2. Per-core slot must own a full cache line: avoid false-sharing lost writes

  • dcci / DMA operate at 32B cache-line granularity; if adjacent cores' slots share one cache line, cross-core flushes overwrite / lose each other's writes.
  • Each core's slot should be 32B-aligned and own one full cache line (for int32, that means stride = 8, not 4).
  • SYNCALL's own sync slots follow this design: SYNCALL_SOFT_SLOT_INT32 = 8 (see include/pto/common/type.hpp); the caller's business workspace should follow the same isolation principle.

Examples

Manual — Hardware Mode

#include <pto/pto-inst.hpp>

using namespace pto;

// AIV-only: FFTS barrier across all AIV cores (requires correct kernel meta / ELF)
void example_hard_aiv() {
  SYNCALL();
}

// AIC-only: on A2/A3 hard paths use dav-c220 MIX compile (empty AIV stub); on A5 pure cube hard mode is verified
void example_hard_aic() {
  SYNCALL<SyncCoreType::AICOnly>();
}

// MIX: for compile/launch details see "Kernel Meta Macros" and "Compilation and Launch Guide" above
void example_hard_mix() {
  SYNCALL<SyncCoreType::Mix>();
}

Manual — Software Mode

Software mode requires a zero-initialized GM workspace and a correctly-sized UB/L1 Tile. Mode must be SyncAllMode::Soft (Hard ignores the workspace and behaves like the workspace-free SYNCALL_IMPL).

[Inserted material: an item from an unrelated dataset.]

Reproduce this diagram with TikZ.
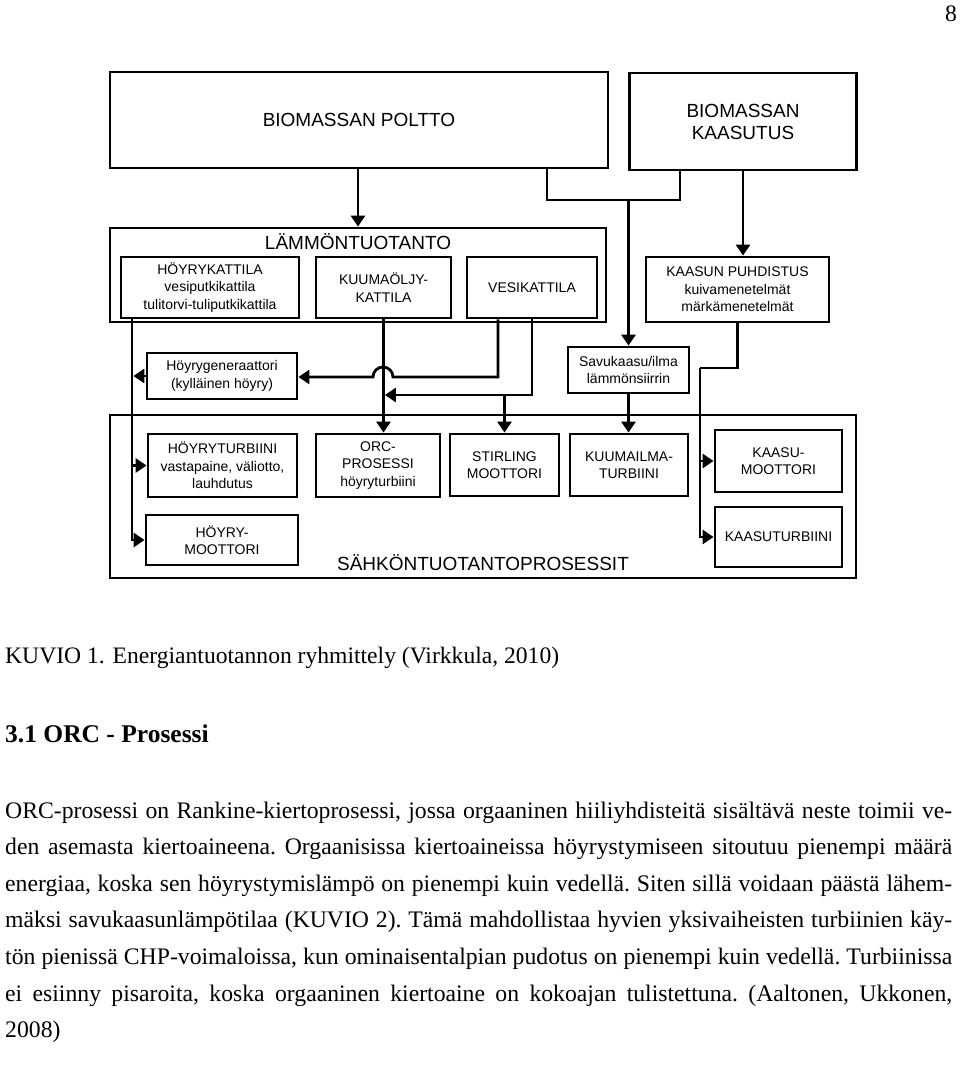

#include <pto/pto-inst.hpp>

using namespace pto;

// The AIV software barrier reads all participating cores' slots into UB,
// so UB capacity must be >= usedCores * SYNCALL_SOFT_SLOT_INT32 (each core owns one cache line);
// here we declare it with kMaxAivCores (the target chip's max AIV core count) as a compile-time upper bound.
constexpr int32_t kMaxAivCores = 48;  // e.g. 48 on 910B1
void example_soft_aiv(__gm__ int32_t *gmPtr) {
  GlobalTensor<int32_t, pto::Shape<>, pto::Stride<>> gmWs(gmPtr);
  Tile<TileType::Vec, int32_t, 1, kMaxAivCores * SYNCALL_SOFT_SLOT_INT32> ub;
  SYNCALL<SyncAllMode::Soft, SyncCoreType::AIVOnly>(gmWs, ub, 0);  // usedCores=0 -> get_block_num()
}

MIX software mode requires both UB and L1 (Mat) Tiles; on A5 the AIC side delegates GM writes via a proxy path — see the "Constraints" section.